- [Data shown]
'''
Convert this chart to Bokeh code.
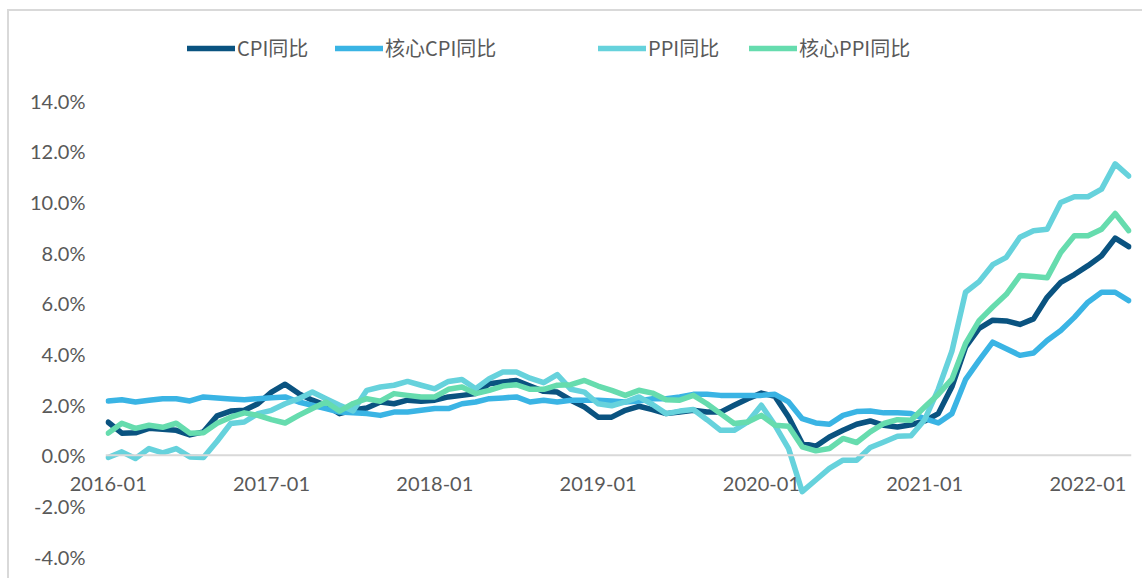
from bokeh.plotting import figure
from bokeh.models import Range1d, FixedTicker, Legend, LegendItem, PrintfTickFormatter, Span
from bokeh.embed import file_html
from bokeh.resources import INLINE

months = [f"{y}-{m:02d}" for y in range(2016, 2023) for m in range(1, 13)][:76]

cpi = [1.30, 0.87, 0.88, 1.06, 1.02, 0.98, 0.80, 0.92, 1.55, 1.74, 1.77, 2.03,
       2.49, 2.80, 2.43, 2.17, 1.97, 1.64, 1.78, 1.86, 2.10, 2.03, 2.17, 2.13,
       2.17, 2.30, 2.36, 2.43, 2.82, 2.89, 2.95, 2.73, 2.52, 2.49, 2.17, 1.90,
       1.50, 1.50, 1.77, 1.93, 1.80, 1.64, 1.70, 1.77, 1.70, 1.70, 1.97, 2.23,
       2.45, 2.32, 1.51, 0.46, 0.35, 0.72, 0.98, 1.22, 1.35, 1.18, 1.11, 1.20,
       1.35, 1.64, 2.70, 4.26, 5.00, 5.33, 5.30, 5.16, 5.38, 6.23, 6.82, 7.13,
       7.48, 7.87, 8.57, 8.23]

core_cpi = [2.14, 2.19, 2.10, 2.17, 2.23, 2.23, 2.14, 2.30, 2.26, 2.22, 2.19, 2.23,
            2.27, 2.30, 2.10, 1.97, 1.84, 1.70, 1.67, 1.64, 1.57, 1.70, 1.70, 1.77,
            1.84, 1.84, 2.03, 2.10, 2.23, 2.26, 2.30, 2.10, 2.17, 2.10, 2.17, 2.17,
            2.17, 2.14, 2.10, 2.14, 2.23, 2.23, 2.30, 2.40, 2.40, 2.36, 2.36, 2.36,
            2.36, 2.40, 2.10, 1.44, 1.27, 1.22, 1.57, 1.72, 1.74, 1.67, 1.67, 1.64,
            1.44, 1.27, 1.64, 2.98, 3.74, 4.46, 4.20, 3.94, 4.03, 4.53, 4.92, 5.44,
            6.04, 6.43, 6.43, 6.10]

ppi = [-0.09, 0.13, -0.13, 0.26, 0.09, 0.26, -0.07, -0.09, 0.55, 1.25, 1.31, 1.64,
       1.77, 2.03, 2.23, 2.49, 2.23, 1.97, 1.75, 2.56, 2.69, 2.76, 2.91, 2.76,
       2.62, 2.91, 2.99, 2.62, 3.02, 3.28, 3.28, 3.04, 2.86, 3.18, 2.60, 2.49,
       2.03, 1.95, 2.10, 2.30, 2.00, 1.64, 1.74, 1.80, 1.40, 0.98, 0.98, 1.31,
       1.97, 1.18, 0.26, -1.44, -0.98, -0.52, -0.20, -0.20, 0.30, 0.52, 0.75, 0.77,
       1.40, 2.60, 4.10, 6.43, 6.85, 7.52, 7.81, 8.60, 8.86, 8.92, 9.97, 10.20,
       10.20, 10.50, 11.50, 11.02]

core_ppi = [0.87, 1.26, 1.06, 1.18, 1.10, 1.26, 0.87, 0.88, 1.26, 1.50, 1.67, 1.57,
            1.40, 1.27, 1.57, 1.84, 2.10, 1.74, 2.04, 2.23, 2.13, 2.43, 2.36, 2.30,
            2.30, 2.60, 2.69, 2.43, 2.56, 2.73, 2.78, 2.60, 2.60, 2.76, 2.78, 2.95,
            2.73, 2.56, 2.36, 2.56, 2.45, 2.19, 2.17, 2.36, 2.03, 1.64, 1.25, 1.31,
            1.57, 1.18, 1.14, 0.33, 0.17, 0.26, 0.66, 0.50, 0.92, 1.25, 1.40, 1.38,
            1.90, 2.40, 3.00, 4.40, 5.31, 5.85, 6.35, 7.09, 7.05, 7.00, 8.00, 8.66,
            8.66, 8.92, 9.54, 8.86]

series_names = ["CPI同比", "核心CPI同比", "PPI同比", "核心PPI同比"]
series_values = [cpi, core_cpi, ppi, core_ppi]
series_colors = ["#0A5380", "#3AB4E4", "#66D2DC", "#66DCAE"]

y_ticks = [-4, -2, 0, 2, 4, 6, 8, 10, 12, 14]
x_tick_labels = ["2016-01", "2017-01", "2018-01", "2019-01", "2020-01", "2021-01", "2022-01"]

idx = list(range(len(months)))
x_ticks = [months.index(t) for t in x_tick_labels]

# layout (page pixels)
ORIG_X, ORIG_Y = 9, 11          # figure content origin after css margin + border
W, H = 1135, 569
BL, BR, BT, BB = 96, 13, 19, 24  # min borders
frame_left = ORIG_X + BL
frame_top = ORIG_Y + BT
frame_bottom = ORIG_Y + H - BB
px_per_unit = (frame_bottom - 100) / 18.0   # 14% sits at page y=100
y_top = -4 + (frame_bottom - frame_top) / px_per_unit

p = figure(width=W, height=H, output_backend="svg", toolbar_location=None,
           x_range=Range1d(-0.2, len(months) - 0.8), y_range=Range1d(-4, y_top),
           min_border_left=BL, min_border_right=BR, min_border_top=BT, min_border_bottom=BB)
p.styles = {"margin-left": "7px", "margin-top": "9px",
            "border-left": "2px solid #D9D9D9", "border-top": "2px solid #D9D9D9"}
p.outline_line_color = None
p.xgrid.visible = False
p.ygrid.visible = False

p.add_layout(Span(location=0, dimension="width", line_color="#D9D9D9", line_width=2))

renderers = []
for vals, col in zip(series_values, series_colors):
    r = p.line(idx, vals, line_color=col, line_width=5.5, line_join="round", line_cap="round")
    renderers.append(r)

font = "Lato"
p.yaxis.ticker = FixedTicker(ticks=y_ticks)
p.yaxis.formatter = PrintfTickFormatter(format="%.1f%%")
p.yaxis.axis_line_color = None
p.yaxis.major_tick_line_color = None
p.yaxis.minor_tick_line_color = None
p.yaxis.major_label_text_font = font
p.yaxis.major_label_text_font_size = "20px"
p.yaxis.major_label_text_color = "#595959"
p.yaxis.major_label_standoff = 14

p.xaxis.ticker = FixedTicker(ticks=x_ticks)
p.xaxis.major_label_overrides = {i: lab for i, lab in zip(x_ticks, x_tick_labels)}
p.xaxis.axis_line_color = None
p.xaxis.major_tick_line_color = None
p.xaxis.minor_tick_line_color = None
p.xaxis.major_label_text_font = font
p.xaxis.major_label_text_font_size = "20px"
p.xaxis.major_label_text_color = "#595959"
p.xaxis.major_label_standoff = -86

item_x = [187, 335, 598, 749]
for name, r, xp in zip(series_names, renderers, item_x):
    lg = Legend(items=[LegendItem(label=name, renderers=[r])],
                location=(xp - frame_left, frame_bottom - 62),
                orientation="horizontal", border_line_color=None,
                background_fill_alpha=0, padding=0, margin=0,
                glyph_width=48, glyph_height=24, label_height=24, label_standoff=2,
                label_text_font="Noto Sans CJK SC", label_text_font_size="20px",
                label_text_color="#595959")
    p.add_layout(lg, "center")

open("out.html", "w").write(file_html(p, INLINE))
'''
- [Exercise] Return the listing above word for word, with the pictures removed.

- [Written reply]
Convert this chart to Bokeh code.
from bokeh.plotting import figure
from bokeh.models import Range1d, FixedTicker, Legend, LegendItem, PrintfTickFormatter, Span
from bokeh.embed import file_html
from bokeh.resources import INLINE

months = [f"{y}-{m:02d}" for y in range(2016, 2023) for m in range(1, 13)][:76]

cpi = [1.30, 0.87, 0.88, 1.06, 1.02, 0.98, 0.80, 0.92, 1.55, 1.74, 1.77, 2.03,
       2.49, 2.80, 2.43, 2.17, 1.97, 1.64, 1.78, 1.86, 2.10, 2.03, 2.17, 2.13,
       2.17, 2.30, 2.36, 2.43, 2.82, 2.89, 2.95, 2.73, 2.52, 2.49, 2.17, 1.90,
       1.50, 1.50, 1.77, 1.93, 1.80, 1.64, 1.70, 1.77, 1.70, 1.70, 1.97, 2.23,
       2.45, 2.32, 1.51, 0.46, 0.35, 0.72, 0.98, 1.22, 1.35, 1.18, 1.11, 1.20,
       1.35, 1.64, 2.70, 4.26, 5.00, 5.33, 5.30, 5.16, 5.38, 6.23, 6.82, 7.13,
       7.48, 7.87, 8.57, 8.23]

core_cpi = [2.14, 2.19, 2.10, 2.17, 2.23, 2.23, 2.14, 2.30, 2.26, 2.22, 2.19, 2.23,
            2.27, 2.30, 2.10, 1.97, 1.84, 1.70, 1.67, 1.64, 1.57, 1.70, 1.70, 1.77,
            1.84, 1.84, 2.03, 2.10, 2.23, 2.26, 2.30, 2.10, 2.17, 2.10, 2.17, 2.17,
            2.17, 2.14, 2.10, 2.14, 2.23, 2.23, 2.30, 2.40, 2.40, 2.36, 2.36, 2.36,
            2.36, 2.40, 2.10, 1.44, 1.27, 1.22, 1.57, 1.72, 1.74, 1.67, 1.67, 1.64,
            1.44, 1.27, 1.64, 2.98, 3.74, 4.46, 4.20, 3.94, 4.03, 4.53, 4.92, 5.44,
            6.04, 6.43, 6.43, 6.10]

ppi = [-0.09, 0.13, -0.13, 0.26, 0.09, 0.26, -0.07, -0.09, 0.55, 1.25, 1.31, 1.64,
       1.77, 2.03, 2.23, 2.49, 2.23, 1.97, 1.75, 2.56, 2.69, 2.76, 2.91, 2.76,
       2.62, 2.91, 2.99, 2.62, 3.02, 3.28, 3.28, 3.04, 2.86, 3.18, 2.60, 2.49,
       2.03, 1.95, 2.10, 2.30, 2.00, 1.64, 1.74, 1.80, 1.40, 0.98, 0.98, 1.31,
       1.97, 1.18, 0.26, -1.44, -0.98, -0.52, -0.20, -0.20, 0.30, 0.52, 0.75, 0.77,
       1.40, 2.60, 4.10, 6.43, 6.85, 7.52, 7.81, 8.60, 8.86, 8.92, 9.97, 10.20,
       10.20, 10.50, 11.50, 11.02]

core_ppi = [0.87, 1.26, 1.06, 1.18, 1.10, 1.26, 0.87, 0.88, 1.26, 1.50, 1.67, 1.57,
            1.40, 1.27, 1.57, 1.84, 2.10, 1.74, 2.04, 2.23, 2.13, 2.43, 2.36, 2.30,
            2.30, 2.60, 2.69, 2.43, 2.56, 2.73, 2.78, 2.60, 2.60, 2.76, 2.78, 2.95,
            2.73, 2.56, 2.36, 2.56, 2.45, 2.19, 2.17, 2.36, 2.03, 1.64, 1.25, 1.31,
            1.57, 1.18, 1.14, 0.33, 0.17, 0.26, 0.66, 0.50, 0.92, 1.25, 1.40, 1.38,
            1.90, 2.40, 3.00, 4.40, 5.31, 5.85, 6.35, 7.09, 7.05, 7.00, 8.00, 8.66,
            8.66, 8.92, 9.54, 8.86]

series_names = ["CPI同比", "核心CPI同比", "PPI同比", "核心PPI同比"]
series_values = [cpi, core_cpi, ppi, core_ppi]
series_colors = ["#0A5380", "#3AB4E4", "#66D2DC", "#66DCAE"]

y_ticks = [-4, -2, 0, 2, 4, 6, 8, 10, 12, 14]
x_tick_labels = ["2016-01", "2017-01", "2018-01", "2019-01", "2020-01", "2021-01", "2022-01"]

idx = list(range(len(months)))
x_ticks = [months.index(t) for t in x_tick_labels]

# layout (page pixels)
ORIG_X, ORIG_Y = 9, 11          # figure content origin after css margin + border
W, H = 1135, 569
BL, BR, BT, BB = 96, 13, 19, 24  # min borders
frame_left = ORIG_X + BL
frame_top = ORIG_Y + BT
frame_bottom = ORIG_Y + H - BB
px_per_unit = (frame_bottom - 100) / 18.0   # 14% sits at page y=100
y_top = -4 + (frame_bottom - frame_top) / px_per_unit

p = figure(width=W, height=H, output_backend="svg", toolbar_location=None,
           x_range=Range1d(-0.2, len(months) - 0.8), y_range=Range1d(-4, y_top),
           min_border_left=BL, min_border_right=BR, min_border_top=BT, min_border_bottom=BB)
p.styles = {"margin-left": "7px", "margin-top": "9px",
            "border-left": "2px solid #D9D9D9", "border-top": "2px solid #D9D9D9"}
p.outline_line_color = None
p.xgrid.visible = False
p.ygrid.visible = False

p.add_layout(Span(location=0, dimension="width", line_color="#D9D9D9", line_width=2))

renderers = []
for vals, col in zip(series_values, series_colors):
    r = p.line(idx, vals, line_color=col, line_width=5.5, line_join="round", line_cap="round")
    renderers.append(r)

font = "Lato"
p.yaxis.ticker = FixedTicker(ticks=y_ticks)
p.yaxis.formatter = PrintfTickFormatter(format="%.1f%%")
p.yaxis.axis_line_color = None
p.yaxis.major_tick_line_color = None
p.yaxis.minor_tick_line_color = None
p.yaxis.major_label_text_font = font
p.yaxis.major_label_text_font_size = "20px"
p.yaxis.major_label_text_color = "#595959"
p.yaxis.major_label_standoff = 14

p.xaxis.ticker = FixedTicker(ticks=x_ticks)
p.xaxis.major_label_overrides = {i: lab for i, lab in zip(x_ticks, x_tick_labels)}
p.xaxis.axis_line_color = None
p.xaxis.major_tick_line_color = None
p.xaxis.minor_tick_line_color = None
p.xaxis.major_label_text_font = font
p.xaxis.major_label_text_font_size = "20px"
p.xaxis.major_label_text_color = "#595959"
p.xaxis.major_label_standoff = -86

item_x = [187, 335, 598, 749]
for name, r, xp in zip(series_names, renderers, item_x):
    lg = Legend(items=[LegendItem(label=name, renderers=[r])],
                location=(xp - frame_left, frame_bottom - 62),
                orientation="horizontal", border_line_color=None,
                background_fill_alpha=0, padding=0, margin=0,
                glyph_width=48, glyph_height=24, label_height=24, label_standoff=2,
                label_text_font="Noto Sans CJK SC", label_text_font_size="20px",
                label_text_color="#595959")
    p.add_layout(lg, "center")

open("out.html", "w").write(file_html(p, INLINE))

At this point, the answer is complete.